Mika Sperling : " J'ai prévenu toutes les autres survivantes pour les assurer que je ne les nommerais pas et que je ne montrerais pas leurs visages. Six ont accepté de faire partie de l'exposition en tant que couleur que j'utilise dans les collages. Je suis violette claire. La plupart d'entre elles m'ont soutenu dans ma démarche ou n'ont pas réagi du tout. Il y a eu quelques voix dans ma famille qui s'inquiétaient des rumeurs et du retour de bâton pour nos enfants et les générations futures. " 

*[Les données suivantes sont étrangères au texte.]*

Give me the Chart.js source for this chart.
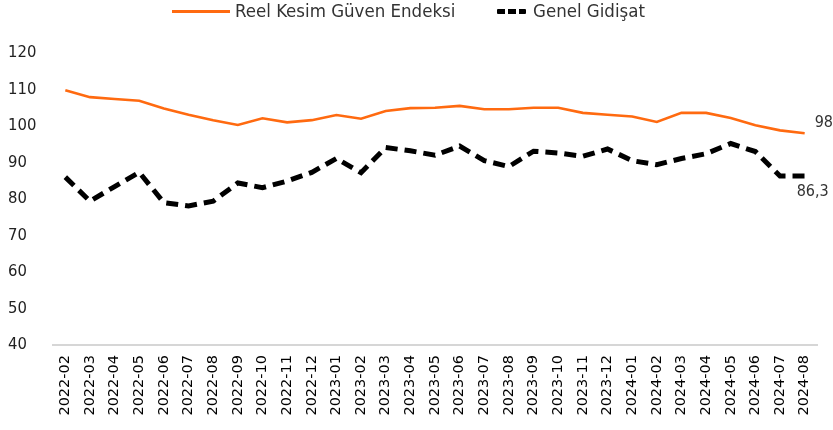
<!DOCTYPE html>
<html>
<head>
<meta charset="utf-8">
<script src="https://cdn.jsdelivr.net/npm/chart.js@4.4.0/dist/chart.umd.min.js"></script>
<style>
  body { margin: 0; background: #fff; }
  #wrap { position: relative; width: 833px; height: 430px; }
  #legend { position: absolute; left: 0; top: 0; width: 833px; height: 24px; font-family: "DejaVu Sans Condensed", "DejaVu Sans", sans-serif; font-size: 18.5px; color: #333; }
  #legend .txt { position: absolute; top: 0px; line-height: 22px; white-space: nowrap; }
  #legend .mark { position: absolute; }
</style>
</head>
<body>
<div id="wrap">
  <canvas id="chart1" width="833" height="430"></canvas>
  <div id="legend"></div>
</div>
<script>
const months = [
    "2022-02", "2022-03", "2022-04", "2022-05", "2022-06", "2022-07", "2022-08", "2022-09",
    "2022-10", "2022-11", "2022-12", "2023-01", "2023-02", "2023-03", "2023-04", "2023-05",
    "2023-06", "2023-07", "2023-08", "2023-09", "2023-10", "2023-11", "2023-12", "2024-01",
    "2024-02", "2024-03", "2024-04", "2024-05", "2024-06", "2024-07", "2024-08"
];

// Reel Kesim Güven Endeksi
const rkgeData = [
    109.8, 107.9, 107.4, 106.9, 104.8, 103.1, 101.6, 100.3,
    102.1, 101.0, 101.6, 103.0, 102.0, 104.1, 104.9, 105.0,
    105.5, 104.6, 104.6, 105.0, 105.0, 103.6, 103.1, 102.6,
    101.1, 103.6, 103.6, 102.2, 100.2, 98.8, 98.0
];

// Genel Gidişat
const gidisatData = [
    86.0, 79.4, 83.4, 87.3, 79.0, 78.1, 79.4, 84.4,
    83.1, 84.9, 87.3, 91.1, 87.2, 94.1, 93.2, 92.0,
    94.5, 90.5, 88.9, 93.1, 92.6, 91.7, 93.7, 90.5,
    89.4, 91.1, 92.4, 95.2, 93.0, 86.3, 86.3
];

const yTicks = [40, 50, 60, 70, 80, 90, 100, 110, 120];

const ORANGE = '#FF6A10';
const DARK = '#000000';

// labels at the end of the two lines
const endLabels = {
    id: 'endLabels',
    afterDatasetsDraw(chart) {
        const { ctx } = chart;
        ctx.save();
        ctx.font = '16px "DejaVu Sans Condensed", "DejaVu Sans", sans-serif';
        ctx.fillStyle = '#333';
        ctx.textBaseline = 'middle';
        ctx.textAlign = 'left';
        chart.data.datasets.forEach((ds, i) => {
            const meta = chart.getDatasetMeta(i);
            const pt = meta.data[meta.data.length - 1];
            const txt = ds.data[ds.data.length - 1].toFixed(1).replace('.', ',');
            if (i === 0) {
                ctx.fillText(txt, pt.x + 10, pt.y - 10);
            } else {
                ctx.fillText(txt, pt.x - 8, pt.y + 16);
            }
        });
        ctx.restore();
    }
};

const chart = new Chart(document.getElementById('chart1').getContext('2d'), {
    type: 'line',
    data: {
        labels: months,
        datasets: [
            {
                label: 'Reel Kesim Güven Endeksi',
                data: rkgeData,
                borderColor: ORANGE,
                borderWidth: 2.6,
                pointRadius: 0,
                tension: 0,
                fill: false
            },
            {
                label: 'Genel Gidişat',
                data: gidisatData,
                borderColor: DARK,
                borderWidth: 5,
                borderDash: [12, 7],
                pointRadius: 0,
                tension: 0,
                fill: false
            }
        ]
    },
    options: {
        responsive: false,
        animation: false,
        layout: {
            padding: { top: 53, left: 8, right: 16, bottom: 0 }
        },
        plugins: {
            legend: { display: false },
            tooltip: { enabled: false }
        },
        scales: {
            x: {
                offset: true,
                grid: { display: false, drawTicks: false },
                border: { display: true, color: '#d6d6d6', width: 2 },
                ticks: {
                    autoSkip: false,
                    maxRotation: 90,
                    minRotation: 90,
                    padding: 10,
                    color: '#000',
                    font: { family: '"DejaVu Sans", sans-serif', size: 14.5 }
                },
                afterFit: (scale) => { scale.height = 85; }
            },
            y: {
                min: 40,
                max: 120,
                afterBuildTicks: (scale) => {
                    scale.ticks = yTicks.map(v => ({ value: v }));
                },
                grid: { display: false, drawTicks: false },
                border: { display: false },
                ticks: {
                    crossAlign: 'far',
                    color: '#222',
                    font: { family: '"DejaVu Sans Condensed", "DejaVu Sans", sans-serif', size: 16.5 }
                },
                afterFit: (scale) => { scale.width = 45; }
            }
        }
    },
    plugins: [endLabels]
});

// legend, built from the datasets
const legendPos = [
    { mark: 172, markW: 58, text: 235 },
    { mark: 497, markW: 29, text: 533 }
];
const legendEl = document.getElementById('legend');
chart.data.datasets.forEach((ds, i) => {
    const p = legendPos[i];
    const mark = document.createElement('div');
    mark.className = 'mark';
    mark.style.left = p.mark + 'px';
    mark.style.width = p.markW + 'px';
    if (ds.borderDash) {
        mark.style.top = '9px';
        mark.style.height = '5px';
        mark.style.background = 'repeating-linear-gradient(to right, ' + ds.borderColor + ' 0 8px, transparent 8px 11px)';
        mark.style.borderRadius = '1px';
    } else {
        mark.style.top = '10px';
        mark.style.height = '3px';
        mark.style.background = ds.borderColor;
    }
    const txt = document.createElement('div');
    txt.className = 'txt';
    txt.style.left = p.text + 'px';
    txt.textContent = ds.label;
    legendEl.appendChild(mark);
    legendEl.appendChild(txt);
});
</script>
</body>
</html>
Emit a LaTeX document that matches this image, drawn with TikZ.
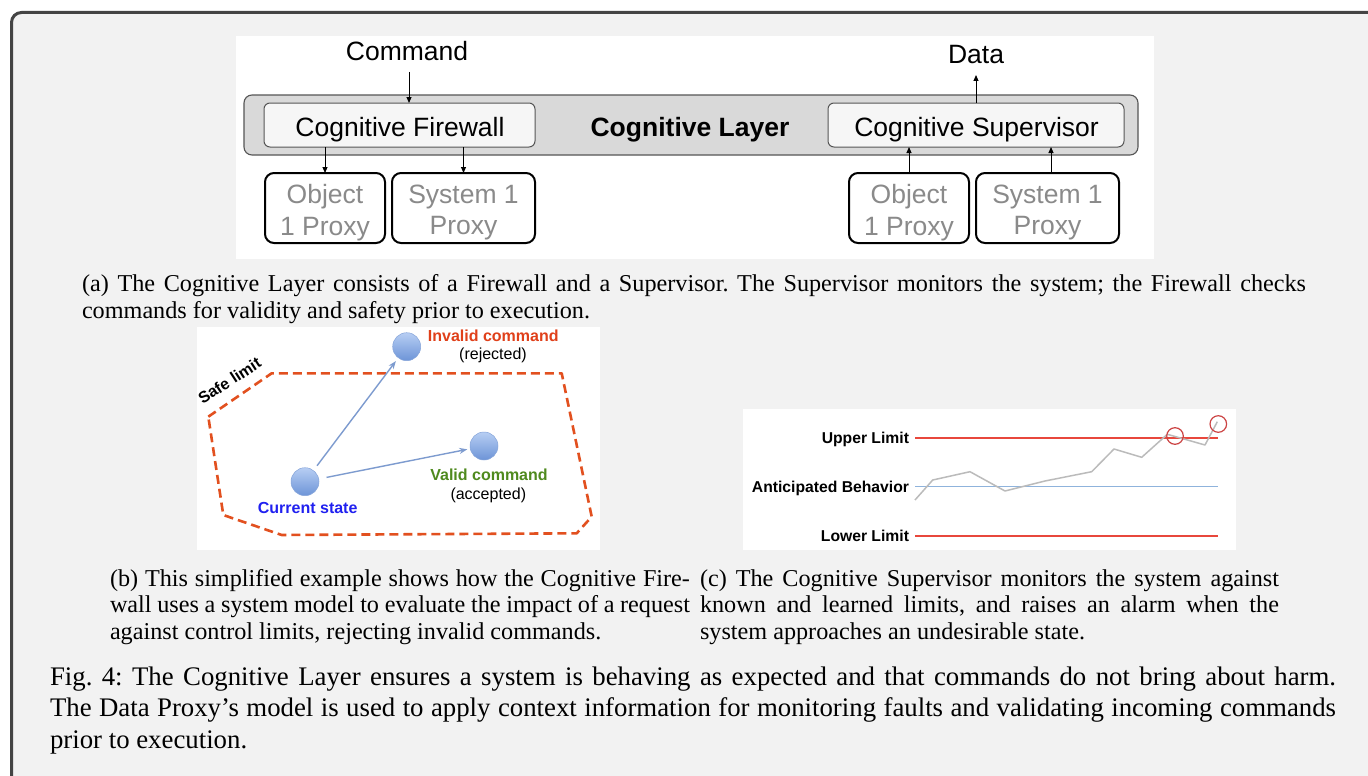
\documentclass[tikz,border=0pt]{standalone}
\usepackage{fontspec}
\setmainfont{Liberation Serif}
\newfontfamily\hel{Liberation Sans}
\usetikzlibrary{arrows.meta,shapes.geometric}
\definecolor{bgc}{HTML}{F2F2F2}
\definecolor{framec}{HTML}{444444}
\definecolor{bandc}{HTML}{D9D9D9}
\definecolor{bandline}{HTML}{555555}
\definecolor{fwfill}{HTML}{F6F6F6}
\definecolor{proxytext}{HTML}{8A8A8A}
\definecolor{safec}{HTML}{E2501F}
\definecolor{invalidc}{HTML}{E0401A}
\definecolor{validc}{HTML}{4F8A1E}
\definecolor{currentc}{HTML}{2020F0}
\definecolor{balltop}{HTML}{B7CEF3}
\definecolor{ballbot}{HTML}{6D94D7}
\definecolor{ballline}{HTML}{86A5DA}
\definecolor{movec}{HTML}{7D9BCF}
\definecolor{limitc}{HTML}{E8473C}
\definecolor{antic}{HTML}{8FB3DC}
\definecolor{tracec}{HTML}{BBBBBB}
\definecolor{alarmc}{HTML}{CC4444}
\frenchspacing
\begin{document}
\begin{tikzpicture}[x=1pt,y=-1pt,
  every node/.style={inner sep=0pt, outer sep=0pt},
  big/.style={font=\hel\fontsize{26.5}{31.5}\selectfont},
  bandbox/.style={draw=bandline, fill=bandc, line width=1.1pt, rounded corners=8pt},
  unitbox/.style={draw=bandline, fill=fwfill, line width=1pt, rounded corners=6pt},
  proxybox/.style={draw=black, fill=white, line width=2pt, rounded corners=9pt, minimum height=70pt},
  proxytxt/.style={big, text=proxytext, align=center},
  arr/.style={-{Triangle[length=6pt,width=5pt]}, line width=1pt, black},
  ball/.style={circle, minimum size=28pt, top color=balltop, bottom color=ballbot, draw=ballline, line width=0.5pt},
  move/.style={-{Stealth[length=8pt,width=6pt]}, line width=1.4pt, movec},
  lab/.style={font=\hel\bfseries\fontsize{16}{19}\selectfont},
  labn/.style={font=\hel\fontsize{16}{19}\selectfont},
  clab/.style={font=\hel\bfseries\fontsize{15.7}{19}\selectfont, anchor=base east},
  subcap/.style={anchor=base west, font=\fontsize{24.2}{26.7}\selectfont},
]
\useasboundingbox (0,0) rectangle (1368,776);
% outer frame
\begin{scope}
\clip (0,0) rectangle (1368,776);
\draw[line width=3pt, draw=framec, fill=bgc, rounded corners=10pt] (11.5,12.5) rectangle (1430,840);
\end{scope}
% white panels
\fill[white] (236,36) rectangle (1154,259);
\fill[white] (197,327) rectangle (600,550);
\fill[white] (743,409) rectangle (1236,550);

% ---------- panel (a) ----------
\node[bandbox, minimum width=894pt, minimum height=60pt] (layer) at (691,125) {};
\node[unitbox, minimum width=271pt, minimum height=44pt] (fw) at (399.5,125) {};
\node[unitbox, minimum width=296pt, minimum height=44pt] (sup) at (976,125) {};
\node[big, anchor=base] (fwt) at (400,136) {Cognitive Firewall};
\node[big, anchor=base] (supt) at (976.5,136) {Cognitive Supervisor};
\node[big, anchor=base, font=\hel\bfseries\fontsize{26.5}{30.5}\selectfont] (clt) at (690,136) {Cognitive Layer};
\node[big, anchor=base] (cmd) at (407,60.5) {Command};
\node[big, anchor=base] (data) at (976,63.3) {Data};

\node[proxybox, minimum width=120pt] (op1) at (325,208) {};
\node[proxybox, minimum width=143pt] (sp1) at (463.5,208) {};
\node[proxybox, minimum width=120pt] (op2) at (909,208) {};
\node[proxybox, minimum width=143pt] (sp2) at (1047.5,208) {};
\node[proxytxt] (op1t) at (325,212.4) {Object\\1 Proxy};
\node[proxytxt] (sp1t) at (463.5,212.4) {System 1\\Proxy};
\node[proxytxt] (op2t) at (909,212.4) {Object\\1 Proxy};
\node[proxytxt] (sp2t) at (1047.5,212.4) {System 1\\Proxy};

\coordinate (cmdend) at (409,72);
\draw[arr] (cmdend) -- (cmdend |- fw.north);
\coordinate (dataend) at (976,75);
\draw[arr] (sup.north) -- (dataend);
\draw[arr] (op1.north |- fw.south) -- (op1.north);
\draw[arr] (sp1.north |- fw.south) -- (sp1.north);
\draw[arr] (op2.north) -- (op2.north |- sup.south);
\draw[arr] ([xshift=3.5pt]sp2.north) -- ([xshift=3.5pt]sp2.north |- sup.south);

% ---------- panel (b) ----------
\draw[safec, line width=2.6pt, dash pattern=on 9pt off 5pt, line join=round]
  (208.3,416.7) -- (271.7,373.3) -- (561.7,373.3) -- (591.7,516.7) -- (576.7,533.3)
  -- (281.7,535) -- (223.3,515) -- cycle;
\node[lab, rotate=33] (safe) at (229.5,380.5) {Safe limit};
\node[ball] (inv) at (406.7,346.7) {};
\node[ball] (val) at (484,446) {};
\node[ball] (cur) at (305,481.7) {};
\draw[move, shorten <=6pt, shorten >=4pt] (cur) -- (inv);
\draw[move, shorten <=8pt, shorten >=3pt] (cur) -- (val);
\node[lab, text=invalidc, anchor=base] (invt) at (493.3,341.7) {Invalid command};
\node[labn, anchor=base] (invr) at (493,359.3) {(rejected)};
\node[lab, text=validc, anchor=base] (valt) at (489,480.7) {Valid command};
\node[labn, anchor=base] (vala) at (488.3,499.3) {(accepted)};
\node[lab, text=currentc, anchor=base] (curt) at (307.7,513.3) {Current state};

% ---------- panel (c) ----------
\coordinate (ul0) at (915,438.3);
\coordinate (ul1) at (1218,438.3);
\coordinate (ab0) at (915,486.7);
\coordinate (ab1) at (1218,486.7);
\coordinate (ll0) at (915,536);
\coordinate (ll1) at (1218,536);
\draw[antic, line width=1.3pt] (ab0) -- (ab1);
\draw[limitc, line width=2.2pt] (ul0) -- (ul1);
\draw[limitc, line width=2.2pt] (ll0) -- (ll1);
\draw[tracec, line width=1.5pt, line join=round]
  (915,500) -- (932.7,480) -- (970,471.7) -- (1005,491) -- (1045,481) -- (1091.7,471.7)
  -- (1114,449) -- (1141.7,457.3) -- (1167.3,434.3) -- (1205,445) -- (1217.3,421.7);
\node[circle, draw=alarmc, line width=1.2pt, minimum size=16.6pt] (al1) at (1175,436) {};
\node[circle, draw=alarmc, line width=1.2pt, minimum size=16.6pt] (al2) at (1218.3,424) {};
\node[clab] (ult) at (909,443.3) {Upper Limit};
\node[clab] (abt) at (909,492.3) {Anticipated Behavior};
\node[clab] (llt) at (909,541) {Lower Limit};

% ---------- captions ----------
\node[subcap] (capa) at (82,291.7) {\parbox[t]{1224pt}{\fontsize{24.2}{26.7}\selectfont
(a) The Cognitive Layer consists of a Firewall and a Supervisor. The Supervisor monitors the system; the Firewall checks\linebreak
commands for validity and safety prior to execution.}};
\node[subcap] (capb) at (110,586) {\parbox[t]{580pt}{\fontsize{24.2}{26.7}\selectfont
(b) This simplified example shows how the Cognitive Fire-\linebreak
wall uses a system model to evaluate the impact of a request\linebreak
against control limits, rejecting invalid commands.}};
\node[subcap] (capc) at (700,586) {\parbox[t]{579pt}{\fontsize{24.2}{26.7}\selectfont
(c) The Cognitive Supervisor monitors the system against\linebreak
known and learned limits, and raises an alarm when the\linebreak
system approaches an undesirable state.}};
\node[subcap] (capm) at (50,685) {\parbox[t]{1286pt}{\fontsize{26.8}{31.6}\selectfont
Fig. 4: The Cognitive Layer ensures a system is behaving as expected and that commands do not bring about harm.\linebreak
The Data Proxy's model is used to apply context information for monitoring faults and validating incoming commands\linebreak
prior to execution.}};
\end{tikzpicture}
\end{document}
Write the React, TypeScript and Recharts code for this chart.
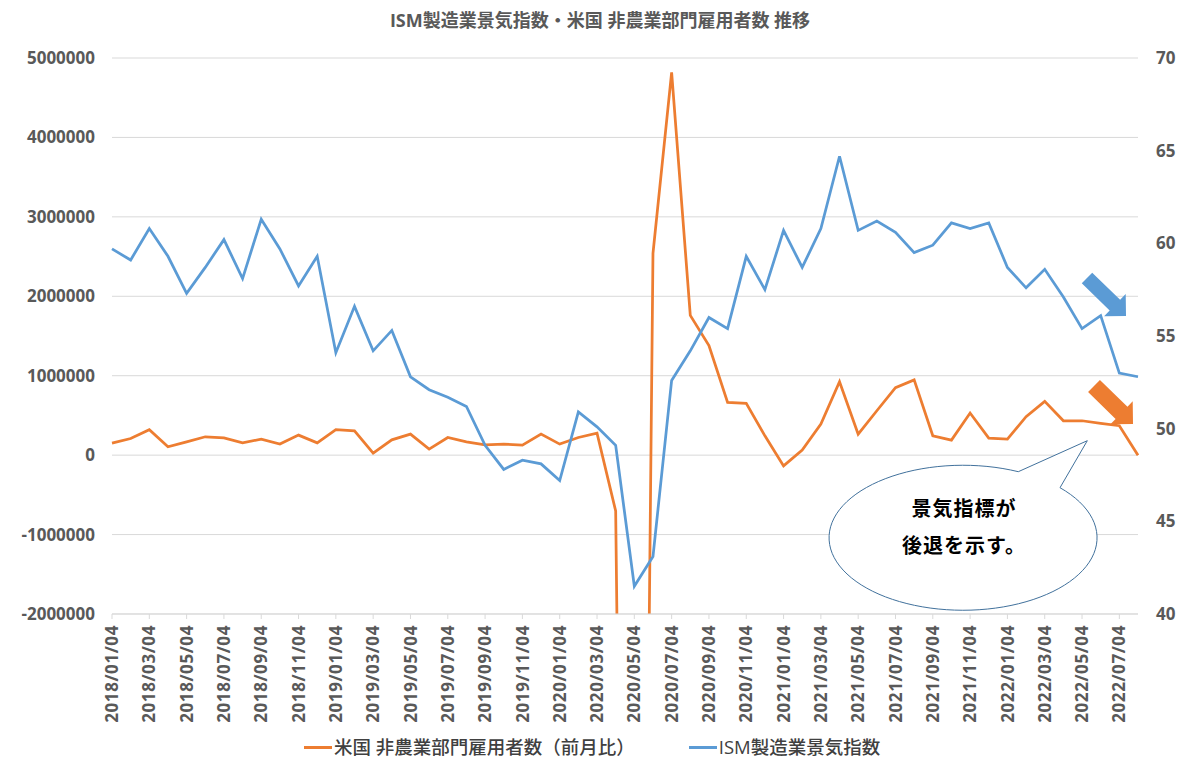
import { LineChart, Line, XAxis, YAxis, CartesianGrid } from 'recharts';

const DATES = [
  '2018/01/04', '2018/02/04', '2018/03/04', '2018/04/04', '2018/05/04', '2018/06/04',
  '2018/07/04', '2018/08/04', '2018/09/04', '2018/10/04', '2018/11/04', '2018/12/04',
  '2019/01/04', '2019/02/04', '2019/03/04', '2019/04/04', '2019/05/04', '2019/06/04',
  '2019/07/04', '2019/08/04', '2019/09/04', '2019/10/04', '2019/11/04', '2019/12/04',
  '2020/01/04', '2020/02/04', '2020/03/04', '2020/04/04', '2020/05/04', '2020/06/04',
  '2020/07/04', '2020/08/04', '2020/09/04', '2020/10/04', '2020/11/04', '2020/12/04',
  '2021/01/04', '2021/02/04', '2021/03/04', '2021/04/04', '2021/05/04', '2021/06/04',
  '2021/07/04', '2021/08/04', '2021/09/04', '2021/10/04', '2021/11/04', '2021/12/04',
  '2022/01/04', '2022/02/04', '2022/03/04', '2022/04/04', '2022/05/04', '2022/06/04',
  '2022/07/04', '2022/08/04',
];

// 米国 非農業部門雇用者数（前月比）
const NFP = [
  151000, 210000, 320000, 105000, 168000, 231000, 218000, 155000, 202000, 139000, 252000, 155000,
  320000, 307000, 25000, 193000, 265000, 76000, 222000, 168000, 128000, 139000, 126000, 265000,
  139000, 222000, 278000, -703000, -20500000, 2540000, 4820000, 1760000, 1380000, 664000, 652000, 243000,
  -135000, 63000, 391000, 925000, 265000, 559000, 850000, 947000, 244000, 189000, 530000, 215000,
  202000, 484000, 677000, 433000, 433000, 399000, 370000, 0,
];

// ISM製造業景気指数
const ISM = [
  59.7, 59.1, 60.8, 59.3, 57.3, 58.7, 60.2, 58.1, 61.3, 59.7, 57.7, 59.3,
  54.1, 56.6, 54.2, 55.3, 52.8, 52.1, 51.7, 51.2, 49.1, 47.8, 48.3, 48.1,
  47.2, 50.9, 50.1, 49.1, 41.5, 43.1, 52.6, 54.2, 56.0, 55.4, 59.3, 57.5,
  60.7, 58.7, 60.8, 64.7, 60.7, 61.2, 60.6, 59.5, 59.9, 61.1, 60.8, 61.1,
  58.7, 57.6, 58.6, 57.1, 55.4, 56.1, 53.0, 52.8,
];

const LEFT_TICKS = [-2000000, -1000000, 0, 1000000, 2000000, 3000000, 4000000, 5000000];
const RIGHT_TICKS = [40, 45, 50, 55, 60, 65, 70];

const NFP_LABEL = '米国 非農業部門雇用者数（前月比）';
const ISM_LABEL = 'ISM製造業景気指数';
const TITLE = 'ISM製造業景気指数・米国 非農業部門雇用者数 推移';
const NOTE = ['景気指標が', '後退を示す。'];

const ORANGE = '#ed7d31';
const BLUE = '#5b9bd5';
const GREY = '#595959';
const FONT = "'Open Sans', 'Noto Sans CJK JP', sans-serif";

const data = DATES.map((date, i) => ({ date, nfp: NFP[i], ism: ISM[i] }));

const DateTick = ({ x, y, payload }: any) => (
  <g transform={`translate(${x},${y})`}>
    <text
      transform="rotate(-90)"
      textAnchor="end"
      dy="0.36em"
      fontSize={17}
      fontWeight="bold"
      letterSpacing={0.6}
      fill={GREY}
      fontFamily={FONT}
    >
      {payload.value}
    </text>
  </g>
);

// thick block arrow from tail to tip
function arrowPoints(tx: number, ty: number, px: number, py: number, shaft: number, head: number, headLen: number) {
  const len = Math.hypot(px - tx, py - ty);
  const ux = (px - tx) / len, uy = (py - ty) / len;
  const nx = -uy, ny = ux;
  const bx = px - ux * headLen, by = py - uy * headLen;
  const pts = [
    [tx + nx * shaft, ty + ny * shaft],
    [bx + nx * shaft, by + ny * shaft],
    [bx + nx * head, by + ny * head],
    [px, py],
    [bx - nx * head, by - ny * head],
    [bx - nx * shaft, by - ny * shaft],
    [tx - nx * shaft, ty - ny * shaft],
  ];
  return pts.map(p => p.join(',')).join(' ');
}

export default function App() {
  return (
    <div style={{ position: 'absolute', left: 0, top: 0, width: 1200, height: 770, background: '#fff', fontFamily: FONT }}>
      <div style={{ position: 'absolute', top: 8, left: 0, width: 1200, textAlign: 'center', fontSize: 18, fontWeight: 'bold', color: GREY, lineHeight: '24px' }}>
        {TITLE}
      </div>

      <LineChart width={1200} height={770} data={data} margin={{ top: 58, right: 0, bottom: 36, left: 0 }}>
        <CartesianGrid yAxisId="left" vertical={false} stroke="#d9d9d9" />
        <XAxis
          dataKey="date"
          interval={1}
          height={120}
          tick={<DateTick />}
          tickSize={5}
          tickMargin={6}
          axisLine={{ stroke: '#d9d9d9' }}
          tickLine={{ stroke: '#d9d9d9' }}
        />
        <YAxis
          yAxisId="left"
          width={112}
          domain={[-2000000, 5000000]}
          ticks={LEFT_TICKS}
          allowDataOverflow
          axisLine={false}
          tickLine={false}
          tickMargin={11}
          tick={{ fontSize: 17, fontWeight: 'bold', fill: GREY, fontFamily: FONT }}
        />
        <YAxis
          yAxisId="right"
          orientation="right"
          width={62}
          domain={[40, 70]}
          ticks={RIGHT_TICKS}
          allowDataOverflow
          axisLine={false}
          tickLine={false}
          tickMargin={12}
          tick={{ fontSize: 17, fontWeight: 'bold', fill: GREY, fontFamily: FONT }}
        />
        <Line yAxisId="left" dataKey="nfp" stroke={ORANGE} strokeWidth={2.75} dot={false} isAnimationActive={false} />
        <Line yAxisId="right" dataKey="ism" stroke={BLUE} strokeWidth={2.75} dot={false} isAnimationActive={false} />
      </LineChart>

      <svg width={1200} height={770} style={{ position: 'absolute', left: 0, top: 0, pointerEvents: 'none' }}>
        <polygon points={arrowPoints(1087, 278, 1126, 316, 7.5, 15.5, 15.5)} fill={BLUE} />
        <polygon points={arrowPoints(1094, 386, 1133, 424, 8.5, 16, 16)} fill={ORANGE} />
        <path
          d="M1018.3,471.7 A134,72.5 0 1 0 1060,487.7 L1087.3,440.7 Z"
          fill="#fff"
          stroke="#41719c"
          strokeWidth={1}
        />
        <text x={964} y={509} dy="0.36em" textAnchor="middle" fontSize={20} fontWeight="bold" letterSpacing={1} fill="#000" fontFamily={FONT}>
          {NOTE[0]}
        </text>
        <text x={964} y={546} dy="0.36em" textAnchor="middle" fontSize={20} fontWeight="bold" letterSpacing={1} fill="#000" fontFamily={FONT}>
          {NOTE[1]}
        </text>
      </svg>

      <div style={{ position: 'absolute', top: 734, left: 304, display: 'flex', alignItems: 'center', fontSize: 18.5, fontWeight: 500, color: '#404040', lineHeight: '26px' }}>
        <span style={{ display: 'inline-block', width: 28, height: 3, background: ORANGE, marginRight: 2 }} />
        <span>{NFP_LABEL}</span>
        <span style={{ display: 'inline-block', width: 28, height: 3, background: BLUE, marginLeft: 54, marginRight: 2 }} />
        <span>{ISM_LABEL}</span>
      </div>
    </div>
  );
}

Mika Sperling : " À 23 ans, j'ai été inspirée par une femme photographe venue donner un cours à notre faculté. J'ai décidé de me rendre dans mon pays natal, la Russie, pour la première fois, avec un appareil photo et d'explorer mes racines à travers lui. C'était un outil qui me donnait accès à différents foyers. Je ne pense pas que j'étais consciente de ce que je cherchais vraiment ou de la raison pour laquelle j'avais choisi la photographie en premier lieu. Depuis mon enfance, je n'avais vu que des photos en noir et blanc de la Russie et de la vie de ma famille avant que nous n'émigrions en Allemagne. D'une certaine manière, je pense que je voulais créer des images colorées de la Russie actuelle, pour la rendre réelle à mes yeux ". 
C'est un moment tendre et terrible que l'on passe dans ce bout d'histoire personnelle raconté à Arles par Mika Sperling. En mélangeant ainsi les formes, elle a pu nous permettre de l’appréhender malgré sa monstruosité et va sans doute nous rester en mémoire longtemps.

Je déteste les roses, à 11 mètres, 2020.